Responding to this email, I wrote, “I want to show them [society] what I can do with a disability instead of what I don’t have because of my disability.” This line cut right to my core, bringing me face-to-face with myself: my fears, doubts and hang-ups. I realized that I was not doing everything I could to show others what is possible from a person with a disability. Instead, I had lost my way, falling into self-pity.
Struggling to figure out where I fit into society at the moment, I tend to take out that frustration on myself through self-criticism and self-degradation. What I failed to see over the past few months is that my illness is exactly how I will fit into society once more: by telling my story through words, images and music while bringing hope to those suffering.
I’ve used art to give meaning to my days when no such meaning existed or could be found. I picked up a guitar not long ago and decided I’d create music so that I’d have an outlet for all the negativity bottled up inside me; and I rededicated myself to writing — left abandoned at grad school a decade before — in the hopes of reaching others who are struggling to find their way through illness and disability.

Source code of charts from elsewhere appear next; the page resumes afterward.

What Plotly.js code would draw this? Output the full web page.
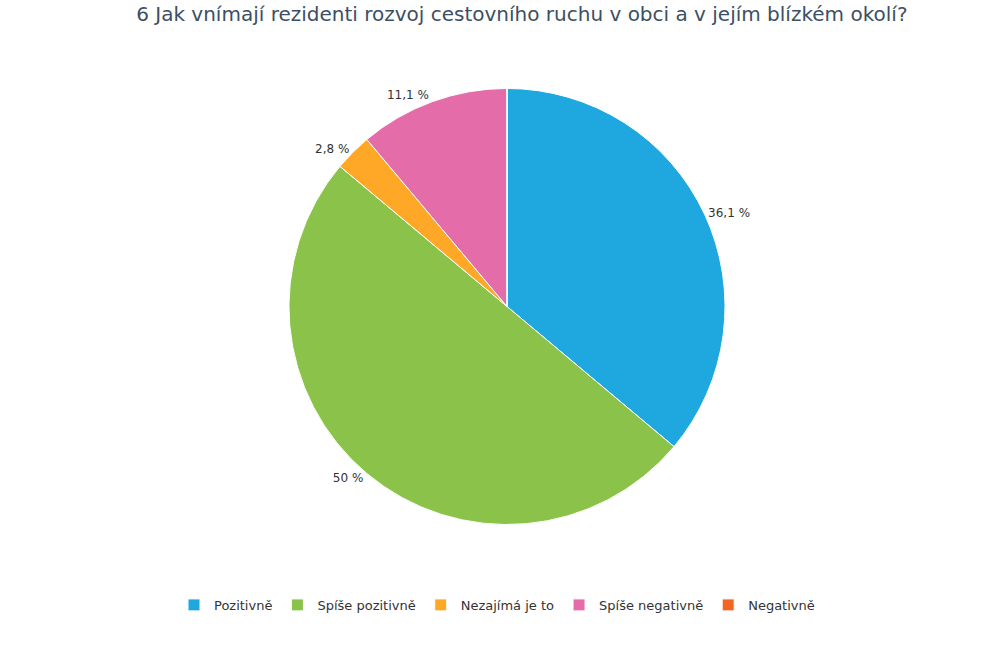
<!DOCTYPE html>
<html>
<head>
<meta charset="utf-8">
<script src="https://cdn.plot.ly/plotly-3.0.1.min.js"></script>
<style>
  body { margin: 0; background: #fff; }
  #plot { width: 994px; height: 647px; }
</style>
</head>
<body>
<div id="plot"></div>
<script>
var chartTitle = "6 Jak vnímají rezidenti rozvoj cestovního ruchu v obci a v jejím blízkém okolí?";
var categories = ["Pozitivně", "Spíše pozitivně", "Nezajímá je to", "Spíše negativně", "Negativně"];
var counts = [13, 18, 1, 4, 0];
var colors = ["#1fa8df", "#8bc34a", "#ffa726", "#e46ca9", "#f26522"];

var total = counts.reduce(function (a, b) { return a + b; }, 0);
// czech style percent labels, empty slices get no label
var labelText = counts.map(function (v) {
  if (v === 0) return "";
  var p = (v / total * 100).toFixed(1).replace(/\.0$/, "").replace(".", ",");
  return p + " %";
});

var data = [{
  type: "pie",
  labels: categories,
  values: counts,
  text: labelText,
  textinfo: "text",
  textposition: "outside",
  hoverinfo: "label+percent",
  sort: false,
  direction: "clockwise",
  rotation: 0,
  automargin: false,
  marker: {colors: colors, line: {color: "#ffffff", width: 1}},
  outsidetextfont: {family: "DejaVu Sans", size: 12, color: "#333333"},
  domain: {x: [0.2907, 0.7294], y: [0.1886, 0.864]}
}];

var layout = {
  width: 994,
  height: 647,
  margin: {l: 0, r: 0, t: 0, b: 0},
  paper_bgcolor: "#ffffff",
  title: {
    text: chartTitle,
    x: 0.525, xanchor: "center",
    y: 1 - 14 / 647, yanchor: "middle",
    font: {family: "DejaVu Sans", size: 20, color: "#3d4f63"}
  },
  showlegend: true,
  legend: {
    orientation: "h",
    x: 0.5, xanchor: "center",
    y: 0.065, yanchor: "middle",
    traceorder: "normal",
    font: {family: "DejaVu Sans", size: 13, color: "#333333"}
  }
};

Plotly.newPlot("plot", data, layout, {displayModeBar: false});
</script>
</body>
</html>
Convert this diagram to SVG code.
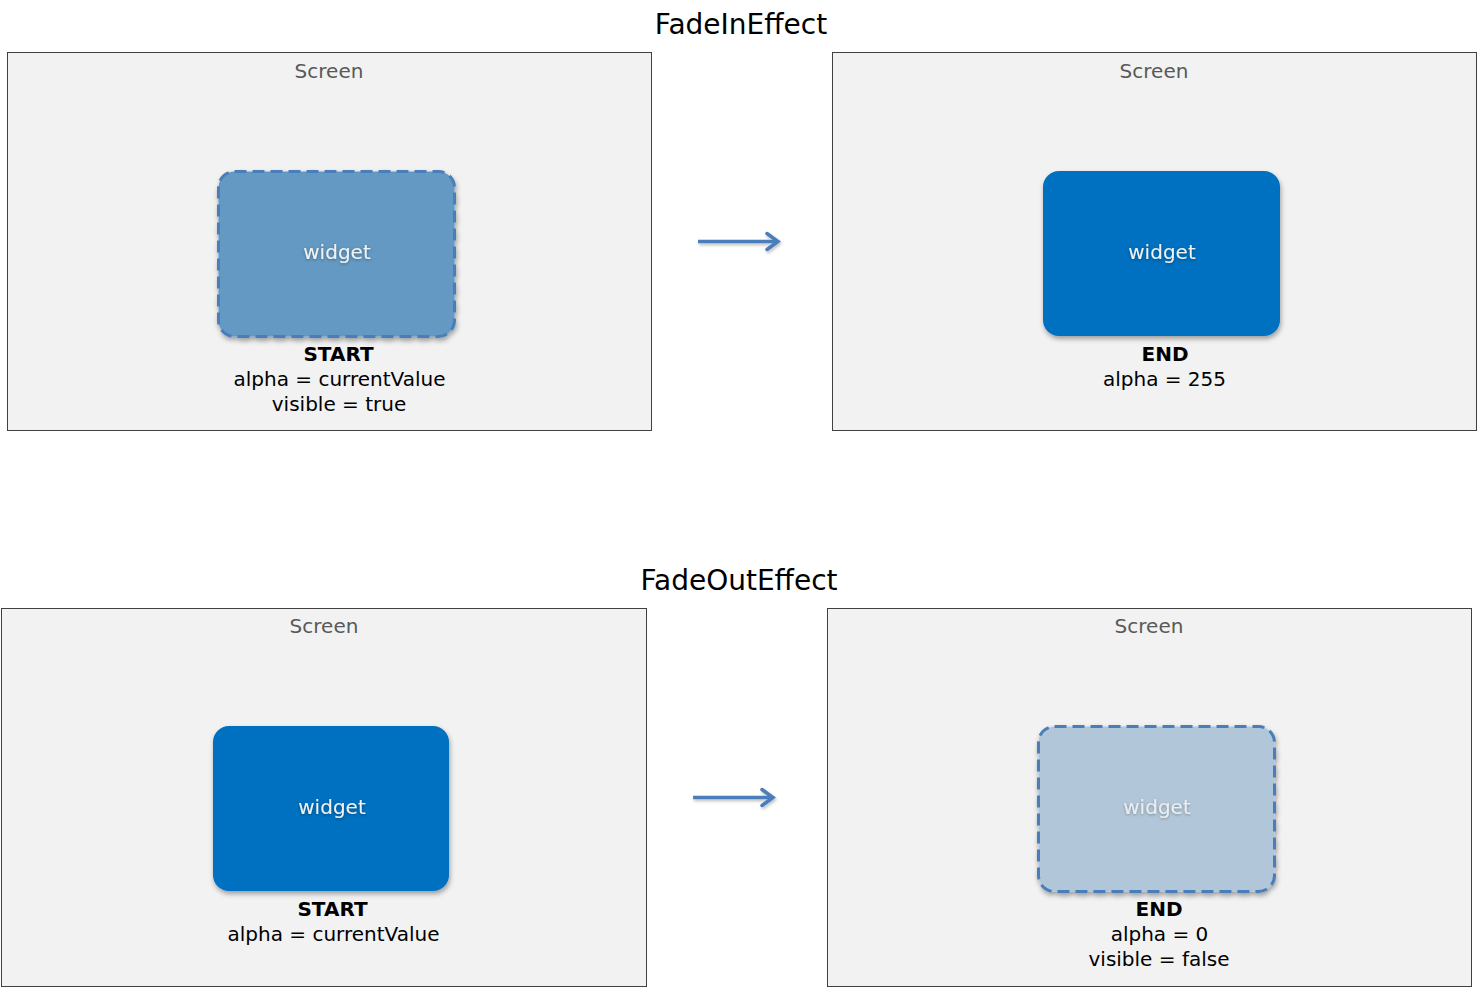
<svg xmlns="http://www.w3.org/2000/svg" width="1478" height="988" viewBox="0 0 1478 988">
<style>
text{font-family:"DejaVu Sans","Verdana",sans-serif;}
.title{font-size:28px;fill:#000;text-anchor:middle;}
.screen{fill:#f2f2f2;stroke:#404040;stroke-width:1;}
.slabel{font-size:20px;fill:#595959;text-anchor:middle;}
.solid{fill:#0070c0;filter:url(#sh);}
.faded{fill:#6399c2;stroke:#4a7ebb;stroke-width:3;stroke-dasharray:12 6;filter:url(#sh);}
.faded2{fill:#b1c7d9;stroke:#4a7ebb;stroke-width:3;stroke-dasharray:12 6;filter:url(#sh);}
.wl{font-size:20px;fill:#f2f2f2;text-anchor:middle;filter:url(#tsh);}
.info{font-size:20px;fill:#000;text-anchor:middle;}
.b{font-weight:bold;}
.arrow{stroke:#4a7ebb;stroke-width:3.5;fill:none;marker-end:url(#ah);filter:url(#sh2);}
</style>
<defs>
<filter id="sh" x="-10%" y="-10%" width="125%" height="130%">
<feDropShadow dx="1" dy="3" stdDeviation="2.5" flood-color="#000" flood-opacity="0.35"/>
</filter>
<filter id="sh2" filterUnits="userSpaceOnUse" x="0" y="0" width="1478" height="988">
<feDropShadow dx="1" dy="2" stdDeviation="1.5" flood-color="#000" flood-opacity="0.25"/>
</filter>
<filter id="tsh" x="-10%" y="-30%" width="130%" height="170%">
<feDropShadow dx="0" dy="1" stdDeviation="1.5" flood-color="#000" flood-opacity="0.35"/>
</filter>
<marker id="ah" markerWidth="18" markerHeight="22" refX="13" refY="11" orient="auto" markerUnits="userSpaceOnUse" viewBox="0 0 18 22">
<path d="M2,3 L13,11 L2,19" fill="none" stroke="#4a7ebb" stroke-width="3.5" stroke-linejoin="miter" stroke-linecap="round"/>
</marker>
</defs>
<rect width="1478" height="988" fill="#fff"/>

<text class="title" x="741" y="34">FadeInEffect</text>
<text class="title" x="739" y="590">FadeOutEffect</text>

<g id="screen-fadein-start">
<rect class="screen" x="7.5" y="52.5" width="644" height="378"/>
<text class="slabel" x="329" y="78">Screen</text>
<rect class="faded" x="218.5" y="171.5" width="236" height="165" rx="16"/>
<text class="wl" x="337" y="259">widget</text>
<text class="info b" x="338.5" y="361">START</text>
<text class="info" x="339.5" y="386">alpha = currentValue</text>
<text class="info" x="339" y="411">visible = true</text>
</g>

<g id="screen-fadein-end">
<rect class="screen" x="832.5" y="52.5" width="644" height="378"/>
<text class="slabel" x="1154" y="78">Screen</text>
<rect class="solid" x="1043" y="171" width="237" height="165" rx="16"/>
<text class="wl" x="1162" y="259">widget</text>
<text class="info b" x="1165" y="361">END</text>
<text class="info" x="1164.5" y="386">alpha = 255</text>
</g>

<g id="screen-fadeout-start">
<rect class="screen" x="1.5" y="608.5" width="645" height="378"/>
<text class="slabel" x="324" y="633">Screen</text>
<rect class="solid" x="213" y="726" width="236" height="165" rx="16"/>
<text class="wl" x="332" y="814">widget</text>
<text class="info b" x="332.5" y="916">START</text>
<text class="info" x="333.5" y="941">alpha = currentValue</text>
</g>

<g id="screen-fadeout-end">
<rect class="screen" x="827.5" y="608.5" width="644" height="378"/>
<text class="slabel" x="1149" y="633">Screen</text>
<rect class="faded2" x="1038.5" y="726.5" width="236" height="165" rx="16"/>
<text class="wl" x="1157" y="814" fill-opacity="0.9">widget</text>
<text class="info b" x="1159" y="916">END</text>
<text class="info" x="1159.5" y="941">alpha = 0</text>
<text class="info" x="1159" y="966">visible = false</text>
</g>

<g id="connectors">
<line class="arrow" x1="698" y1="241.5" x2="778" y2="241.5"/>
<line class="arrow" x1="693" y1="797.5" x2="773" y2="797.5"/>
</g>
</svg>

At the end of the day, all we have in life is each other. Thus, each and every one of us matters to someone. So we start there, with this simple understanding, and build outward. Despite the divisiveness of politics, the failure of institutions to protect the vulnerable, and the “business-ization” of daily life, our worth remains unaffected as human beings. We may have never made a “Top 30 Under 30 List” or even began a career at all, but we’re capable of so much more than we’re given credit for and infinitely more than we give ourselves credit for.
There’s great strength to be found in illness, along with much wisdom and creativity; and it just so happens that these three characteristics are desperately lacking in modern society. Therefore, it’s up to us, the sick, to help shine a light on these dark, confusing times by way of our humanity — our weaknesses, failures and struggles — repackaged in the form of optimism and hope.
At the end of the day, who better to help empower the masses than those who’ve faced adversity? Start where you are right now and affect change on a personal level. Find your niche. Believe in yourself. Share with an open heart. Don’t be afraid to fail (repeatedly). Bring about positive change in yourself and others.
Struggling is a part of life, but for those with physical and mental limitations it can feel as if it is life. If I can reach just a few people who trust me when I tell them, “you are so much more than your limitations” than all my struggles for the past 33 years have been worth it.
All too often society equates illness with death. I want to buck that trend and show just how much life there is to be found when illness strikes. Thus, it’s with this statement that I vow to continue living for others, gathering experience daily by simply existing, so that I can use it to guide people through pain and suffering in the future.
Remember, simply living with illness and disability is a great sign of strength. Weak? No, we’re the warriors — day in and day out. Let’s inspire each other toward great things.